The Animal Kingdom — Thomas Cailley

Both the film’s premise and actress Adèle Exarchopoulos are underutilized.

The Animal Kingdom — Thomas Cailley

There’s a difference between a breakfast of scrambled eggs (with sausage, tomatoes, and mixed peppers) and a proper omelet. The combination of the same ingredients — perhaps with a few extra spices thrown in the mix — makes all the difference between a sufficient (even good!) multi-dish breakfast and a rich, delectable omelet. The latter is more put together, more prepared — and that makes for, usually, a better breakfast experience. The same could be said of director Thomas Cailley’s The Animal Kingdom: it has all of the correct components of an exceptional film, though it puts them together in a way that leaves that potential unfulfilled.

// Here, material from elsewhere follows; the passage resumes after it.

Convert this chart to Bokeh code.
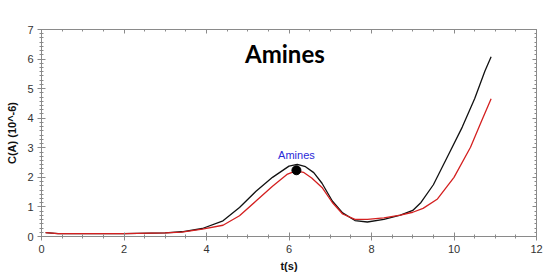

Most notably, both the film’s premise and actress Adèle Exarchopoulos are underutilized. In the present, in the Gironde department of France, humans have inexplicably begun to mutate into animals. At first, they look like weird hybrids out of an X-Men comic book, before eventually losing almost the entirety of their human selves. François’ (Romain Duris) wife has mutated into some large mammal and is now considered state property as she receives experimental treatments to slow or reverse her mutations. Émile (Paul Kircher), the son of François and his now creaturely wife, shows the earliest signs of mutation, and simultaneously develops a friendship with a bird-hybrid in the nearby forbidden forest.